In late December, I found out I have severe sleep apnea.  Sleep apnea is common disorder in which you have one or more pauses in breathing or shallow breaths while you sleep. In my case, I’m consider “severe” where I stop breathing every minute.  This explains it all why I have been so tired during the day lately which include taking a nap during my lunch hour at work almost everyday. This has been going on for over a year.

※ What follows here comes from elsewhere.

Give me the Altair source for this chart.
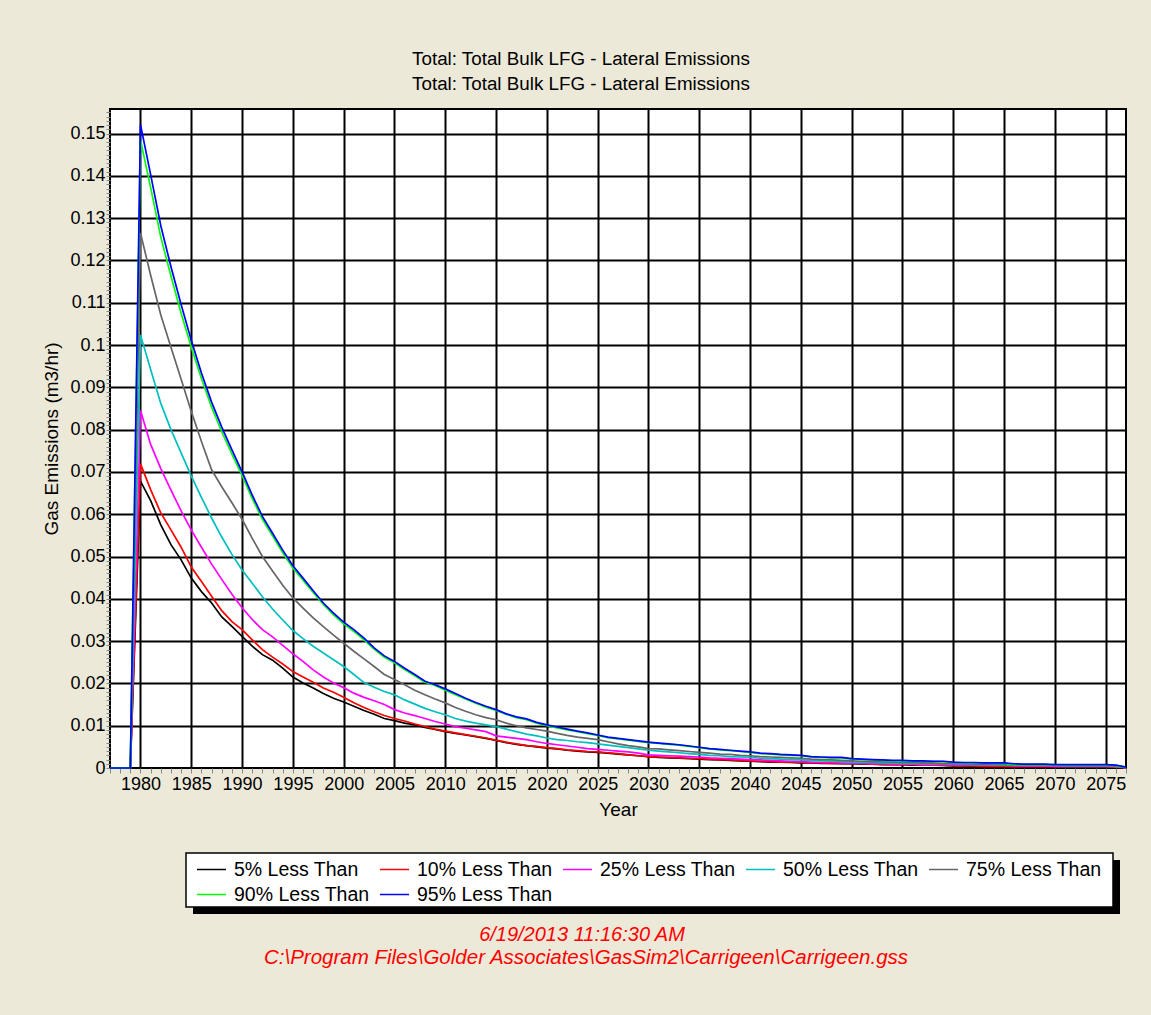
import altair as alt
import pandas as pd

FONT = "Liberation Sans"

years = list(range(1977, 2078))

series_names = ["5% Less Than", "10% Less Than", "25% Less Than", "50% Less Than",
                "75% Less Than", "90% Less Than", "95% Less Than"]
series_colors = ["#000000", "#FF0000", "#FF00FF", "#00BFBF", "#666666", "#00FF00", "#0000FF"]

title_lines = ["Total: Total Bulk LFG - Lateral Emissions",
               "Total: Total Bulk LFG - Lateral Emissions"]
footer_lines = ["6/19/2013 11:16:30 AM",
                "C:\\Program Files\\Golder Associates\\GasSim2\\Carrigeen\\Carrigeen.gss"]
x_title = "Year"
y_title = "Gas Emissions (m3/hr)"

s05 = [0, 0, 0,
       0.0678, 0.0632, 0.0575, 0.0528, 0.0492, 0.0449, 0.0417, 0.0390, 0.0357, 0.0335,
       0.0311, 0.0288, 0.0268, 0.0255, 0.0236, 0.0215, 0.0201, 0.0189, 0.0176, 0.0165,
       0.0156, 0.0146, 0.0136, 0.0127, 0.0117, 0.0112, 0.0106, 0.0102, 0.0096, 0.0091,
       0.0086, 0.0082, 0.0078, 0.0074, 0.0070, 0.0065, 0.0060, 0.0056, 0.0053, 0.0050,
       0.0047, 0.0045, 0.0042, 0.0040, 0.0038, 0.0037, 0.0035, 0.0033, 0.0031, 0.0029,
       0.0027, 0.0025, 0.0024, 0.0023, 0.0022, 0.0021, 0.0020, 0.0019, 0.0018, 0.0017,
       0.0016, 0.0015, 0.0014, 0.0014, 0.0013, 0.0012, 0.0012, 0.0011, 0.0011, 0.0010,
       0.0010, 0.0009, 0.0009, 0.0008, 0.0008, 0.0008, 0.0007, 0.0007, 0.0007, 0.0006,
       0.0005, 0.0005, 0.0004, 0.0004, 0.0004, 0.0003, 0.0003, 0.0003, 0.0003, 0.0003,
       0.0002, 0.0002, 0.0002, 0.0002, 0.0002, 0.0002, 0.0002, 0.0001]

s10 = [0, 0, 0,
       0.0719, 0.0658, 0.0603, 0.0563, 0.0522, 0.0475, 0.0441, 0.0406, 0.0372, 0.0346,
       0.0327, 0.0303, 0.0280, 0.0262, 0.0246, 0.0228, 0.0215, 0.0203, 0.0189, 0.0179,
       0.0167, 0.0154, 0.0143, 0.0133, 0.0124, 0.0117, 0.0111, 0.0104, 0.0098, 0.0092,
       0.0087, 0.0083, 0.0079, 0.0075, 0.0071, 0.0066, 0.0061, 0.0057, 0.0053, 0.0051,
       0.0048, 0.0046, 0.0043, 0.0041, 0.0039, 0.0038, 0.0036, 0.0034, 0.0031, 0.0029,
       0.0027, 0.0026, 0.0025, 0.0024, 0.0023, 0.0022, 0.0021, 0.0020, 0.0019, 0.0018,
       0.0017, 0.0016, 0.0015, 0.0014, 0.0014, 0.0013, 0.0012, 0.0012, 0.0011, 0.0011,
       0.0010, 0.0010, 0.0009, 0.0009, 0.0008, 0.0008, 0.0008, 0.0007, 0.0007, 0.0007,
       0.0005, 0.0005, 0.0005, 0.0004, 0.0004, 0.0004, 0.0003, 0.0003, 0.0003, 0.0003,
       0.0003, 0.0003, 0.0003, 0.0003, 0.0003, 0.0003, 0.0002, 0.0001]

s25 = [0, 0, 0,
       0.0845, 0.0765, 0.0708, 0.0657, 0.0608, 0.0563, 0.0522, 0.0482, 0.0446, 0.0411,
       0.0379, 0.0351, 0.0327, 0.0310, 0.0290, 0.0270, 0.0252, 0.0232, 0.0215, 0.0201,
       0.0190, 0.0177, 0.0167, 0.0159, 0.0150, 0.0138, 0.0130, 0.0124, 0.0117, 0.0110,
       0.0104, 0.0098, 0.0094, 0.0090, 0.0086, 0.0076, 0.0073, 0.0070, 0.0067, 0.0062,
       0.0058, 0.0055, 0.0052, 0.0049, 0.0046, 0.0044, 0.0042, 0.0040, 0.0038, 0.0035,
       0.0031, 0.0030, 0.0029, 0.0028, 0.0027, 0.0026, 0.0024, 0.0023, 0.0022, 0.0021,
       0.0020, 0.0019, 0.0018, 0.0017, 0.0016, 0.0015, 0.0014, 0.0013, 0.0013, 0.0012,
       0.0011, 0.0011, 0.0010, 0.0010, 0.0009, 0.0009, 0.0009, 0.0008, 0.0008, 0.0008,
       0.0007, 0.0007, 0.0007, 0.0007, 0.0006, 0.0006, 0.0005, 0.0005, 0.0005, 0.0005,
       0.0004, 0.0004, 0.0004, 0.0004, 0.0004, 0.0004, 0.0003, 0.0001]

s50 = [0, 0, 0,
       0.1024, 0.0942, 0.0862, 0.0800, 0.0745, 0.0690, 0.0640, 0.0591, 0.0546, 0.0505,
       0.0468, 0.0437, 0.0405, 0.0376, 0.0350, 0.0325, 0.0306, 0.0288, 0.0272, 0.0256,
       0.0240, 0.0221, 0.0202, 0.0191, 0.0181, 0.0173, 0.0161, 0.0151, 0.0141, 0.0133,
       0.0126, 0.0117, 0.0111, 0.0106, 0.0102, 0.0098, 0.0092, 0.0086, 0.0080, 0.0076,
       0.0071, 0.0067, 0.0065, 0.0062, 0.0060, 0.0057, 0.0054, 0.0051, 0.0048, 0.0045,
       0.0042, 0.0040, 0.0038, 0.0036, 0.0034, 0.0032, 0.0030, 0.0029, 0.0027, 0.0026,
       0.0025, 0.0023, 0.0022, 0.0021, 0.0020, 0.0019, 0.0018, 0.0017, 0.0016, 0.0015,
       0.0014, 0.0013, 0.0013, 0.0012, 0.0012, 0.0011, 0.0011, 0.0010, 0.0010, 0.0010,
       0.0009, 0.0009, 0.0008, 0.0008, 0.0008, 0.0007, 0.0007, 0.0006, 0.0006, 0.0006,
       0.0006, 0.0005, 0.0005, 0.0005, 0.0005, 0.0005, 0.0004, 0.0001]

s75 = [0, 0, 0,
       0.1265, 0.1165, 0.1071, 0.0995, 0.0919, 0.0843, 0.0772, 0.0705, 0.0665, 0.0627,
       0.0588, 0.0543, 0.0500, 0.0466, 0.0432, 0.0402, 0.0378, 0.0355, 0.0334, 0.0314,
       0.0295, 0.0276, 0.0258, 0.0240, 0.0221, 0.0209, 0.0197, 0.0184, 0.0173, 0.0163,
       0.0154, 0.0143, 0.0134, 0.0126, 0.0119, 0.0114, 0.0106, 0.0100, 0.0095, 0.0091,
       0.0087, 0.0082, 0.0077, 0.0073, 0.0070, 0.0067, 0.0062, 0.0057, 0.0053, 0.0050,
       0.0046, 0.0045, 0.0043, 0.0041, 0.0039, 0.0037, 0.0035, 0.0033, 0.0032, 0.0030,
       0.0029, 0.0027, 0.0026, 0.0025, 0.0024, 0.0023, 0.0021, 0.0020, 0.0019, 0.0018,
       0.0017, 0.0016, 0.0015, 0.0015, 0.0014, 0.0013, 0.0013, 0.0012, 0.0012, 0.0011,
       0.0010, 0.0010, 0.0009, 0.0009, 0.0009, 0.0008, 0.0008, 0.0007, 0.0007, 0.0007,
       0.0007, 0.0006, 0.0006, 0.0006, 0.0006, 0.0006, 0.0005, 0.0001]

s90 = [0, 0, 0,
       0.1485, 0.1372, 0.1255, 0.1163, 0.1075, 0.0995, 0.0921, 0.0853, 0.0795, 0.0742,
       0.0692, 0.0637, 0.0588, 0.0549, 0.0509, 0.0473, 0.0444, 0.0415, 0.0387, 0.0362,
       0.0341, 0.0323, 0.0303, 0.0281, 0.0262, 0.0249, 0.0233, 0.0218, 0.0203, 0.0195,
       0.0184, 0.0173, 0.0163, 0.0153, 0.0144, 0.0136, 0.0127, 0.0119, 0.0114, 0.0106,
       0.0100, 0.0095, 0.0090, 0.0086, 0.0081, 0.0077, 0.0072, 0.0069, 0.0066, 0.0063,
       0.0060, 0.0058, 0.0056, 0.0054, 0.0051, 0.0048, 0.0045, 0.0043, 0.0041, 0.0039,
       0.0037, 0.0034, 0.0033, 0.0031, 0.0030, 0.0029, 0.0026, 0.0025, 0.0024, 0.0024,
       0.0021, 0.0020, 0.0019, 0.0018, 0.0017, 0.0017, 0.0016, 0.0016, 0.0016, 0.0015,
       0.0013, 0.0012, 0.0012, 0.0012, 0.0011, 0.0011, 0.0008, 0.0008, 0.0008, 0.0008,
       0.0007, 0.0007, 0.0007, 0.0007, 0.0007, 0.0007, 0.0006, 0.0002]

s95 = [0, 0, 0,
       0.1521, 0.1403, 0.1282, 0.1185, 0.1096, 0.1011, 0.0934, 0.0865, 0.0806, 0.0752,
       0.0700, 0.0645, 0.0595, 0.0555, 0.0515, 0.0478, 0.0449, 0.0419, 0.0390, 0.0366,
       0.0345, 0.0327, 0.0307, 0.0284, 0.0265, 0.0252, 0.0236, 0.0221, 0.0205, 0.0197,
       0.0187, 0.0176, 0.0165, 0.0155, 0.0146, 0.0138, 0.0128, 0.0121, 0.0116, 0.0108,
       0.0102, 0.0097, 0.0092, 0.0087, 0.0083, 0.0078, 0.0073, 0.0070, 0.0067, 0.0064,
       0.0061, 0.0059, 0.0057, 0.0055, 0.0052, 0.0049, 0.0046, 0.0044, 0.0042, 0.0040,
       0.0038, 0.0035, 0.0034, 0.0032, 0.0031, 0.0030, 0.0027, 0.0026, 0.0025, 0.0025,
       0.0022, 0.0021, 0.0020, 0.0019, 0.0018, 0.0018, 0.0017, 0.0017, 0.0016, 0.0016,
       0.0014, 0.0013, 0.0013, 0.0012, 0.0012, 0.0012, 0.0010, 0.0009, 0.0009, 0.0009,
       0.0008, 0.0008, 0.0008, 0.0008, 0.0008, 0.0008, 0.0007, 0.0002]

all_series = [s05, s10, s25, s50, s75, s90, s95]
for s in all_series:
    assert len(s) == len(years), len(s)

rows = []
for name, vals in zip(series_names, all_series):
    for yr, v in zip(years, vals):
        rows.append({"Year": yr, "Value": v, "Series": name})
df = pd.DataFrame(rows)

y_ticks = [i / 1000 for i in range(0, 156)]
is_major_y = "abs(datum.value * 100 - round(datum.value * 100)) < 0.0001"
is_major_x = "datum.value % 5 === 0 && datum.value >= 1980 && datum.value <= 2075"

x_axis = alt.Axis(
    values=years, format="d", title=x_title,
    labelExpr=f"{is_major_x} ? datum.label : ''",
    labelOverlap=False, labelFont=FONT, labelFontSize=18, labelColor="black",
    labelPadding=2, tickSize=5, tickColor="#888888", tickWidth=1,
    grid=True, gridColor="black", gridWidth=2,
    gridOpacity={"condition": {"test": is_major_x, "value": 1}, "value": 0},
    domain=False, titleFont=FONT, titleFontSize=19, titleFontWeight="normal",
    titleColor="black", titlePadding=7,
)
y_axis = alt.Axis(
    values=y_ticks, format="~g", title=y_title,
    labelExpr=f"{is_major_y} ? datum.label : ''",
    labelOverlap=False, labelFont=FONT, labelFontSize=18, labelColor="black",
    labelPadding=1, tickSize=4, tickColor="#888888", tickWidth=1,
    grid=True, gridColor="black", gridWidth=2,
    gridOpacity={"condition": {"test": f"{is_major_y} && datum.value > 0", "value": 1}, "value": 0},
    domain=False, titleFont=FONT, titleFontSize=19, titleFontWeight="normal",
    titleColor="black", titlePadding=8,
)

lines = alt.Chart(df).mark_line(strokeWidth=1.7).encode(
    x=alt.X("Year:Q", scale=alt.Scale(domain=[1977, 2077], nice=False, zero=False), axis=x_axis),
    y=alt.Y("Value:Q", scale=alt.Scale(domain=[0, 0.1558], nice=False), axis=y_axis),
    color=alt.Color(
        "Series:N",
        scale=alt.Scale(domain=series_names, range=series_colors),
        legend=alt.Legend(
            title=None, orient="none", legendX=86, legendY=745,
            direction="horizontal", columns=5, symbolType="stroke",
            symbolSize=841, symbolStrokeWidth=1.5, labelFont=FONT,
            labelFontSize=19.5, labelColor="black", columnPadding=7,
            rowPadding=-5, labelOffset=7, padding=0, labelLimit=300,
        ),
    ),
)

one = pd.DataFrame({"k": [0]})
shadow = alt.Chart(one).mark_rect(color="black").encode(
    x=alt.value(83), x2=alt.value(1010), y=alt.value(751), y2=alt.value(805))
box = alt.Chart(one).mark_rect(fill="white", stroke="black", strokeWidth=1.5).encode(
    x=alt.value(76), x2=alt.value(1003), y=alt.value(744), y2=alt.value(798))

foot_df = pd.DataFrame({"t": footer_lines})
foot1 = alt.Chart(foot_df.iloc[[0]]).mark_text(
    font=FONT, fontSize=20, fontStyle="italic", color="#FF0000", align="center", baseline="middle"
).encode(text="t:N", x=alt.value(472), y=alt.value(826))
foot2 = alt.Chart(foot_df.iloc[[1]]).mark_text(
    font=FONT, fontSize=20.5, fontStyle="italic", color="#FF0000", align="center", baseline="middle"
).encode(text="t:N", x=alt.value(476), y=alt.value(849))

chart = alt.layer(shadow, box, lines, foot1, foot2).properties(
    width=1016, height=659,
    autosize=alt.AutoSizeParams(type="none"),
    padding={"left": 110, "top": 109, "right": 25, "bottom": 247},
    title=alt.TitleParams(
        text=title_lines, font=FONT, fontSize=18.8, fontWeight="normal", color="black",
        anchor="middle", lineHeight=25, offset=10, dx=-37,
    ),
).configure(background="#ECE9D8").configure_view(fill="white", stroke="black", strokeWidth=2)

chart.save("out.html", embed_options={"renderer": "svg", "actions": False})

Apnea means “not breathing”. My doctor told me, “I could die in my sleep” if not treated.  At that point, I gasped for more air to breath in trying to understand this diagnosis.  Anyone who has this condition have to have a machine CPAP to help them breath at night–to achieve a well rested night.  That’s what I have been lacking for years, a well-rested at night.  The only problem is most people with CPAP machine use it very little at night because of how uncomfortable they are to wear at night. Most of them give up.  At first, I was anxious to use the very first night. After a week of wearing them, I felt more tired the next day.  That’s because I keep waking up in the middle of the night and have to constantly adjust the strap in my face in order to breath properly (inhale/exhale) Only to take them off most nights.  It’s seems–it hopeless to keep using it if it meant I get more tired the next day.  So I stop using it for a week now.  But then my doctor recommended that I keep using it for at least 5 hours a day, 5 days a week until surgery.

For now, I have to wear it–in case my health insurance wants to know, how often I use it daily. Otherwise, they might not approve my surgery.

What type of surgery?

It’s called Maxillomandibular advancement MMA.  It’s basically cutting  my jaw (top and lower) to move it forward.  It’s a major surgery which will take months to fully heal.

I began researching this procedure and trying to find out more about it, it terms of the negative side effect post surgery and recovery.  It appears there about 80% success rate to cure apnea. Some website have it in 90% range.  I’m cautious, but optimistic.